As for those Pac-10 standings, the Huskies took pride in breaking smartly from the gate, but they stressed that they understand the long race yet to run.

“We mentioned (being in first place) to our guys, but we also mentioned that we’ve only played five games,” Romar said. “It’s a long season and this is a start, this is just a start. We’ve put ourselves in a position to maybe do a good job in this conference. That’s all that means. They’re not handing out any trophies for the first five games.”

In the other locker room, Robinson said he gave his team an earful. He said he was especially disappointed in the lack of toughest shown by getting mauled so badly on the boards.

However, Robinson – the brother of Michele Obama, and therefore the brother-in-law of present elect Barack Obama – allowed himself some satisfaction from anticipating what his next few days should bring.

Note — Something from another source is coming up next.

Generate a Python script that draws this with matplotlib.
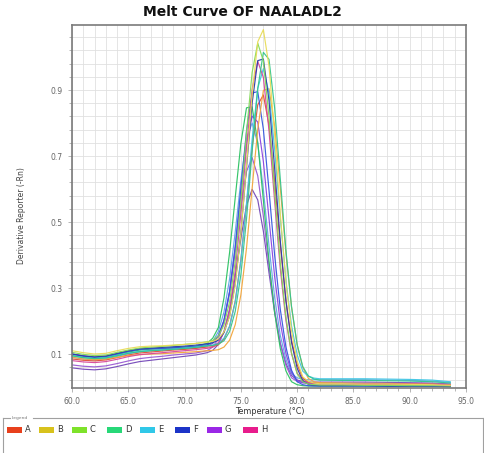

He will oversee a team practice today, fly to Washington, D.C., on Monday, attend the inauguration Tuesday, and then fly back across country Wednesday, meeting his team in the Bay Area where California awaits on Thursday.

“I wish I could have gone out there with a win in my pocket,” he said. “But … I’m just humbled by what’s going to take place on Tuesday. I’ve very excited, I know my family is excited. I’m sure my team’s not excited right now, but I’m sure they will be when Tuesday rolls around.”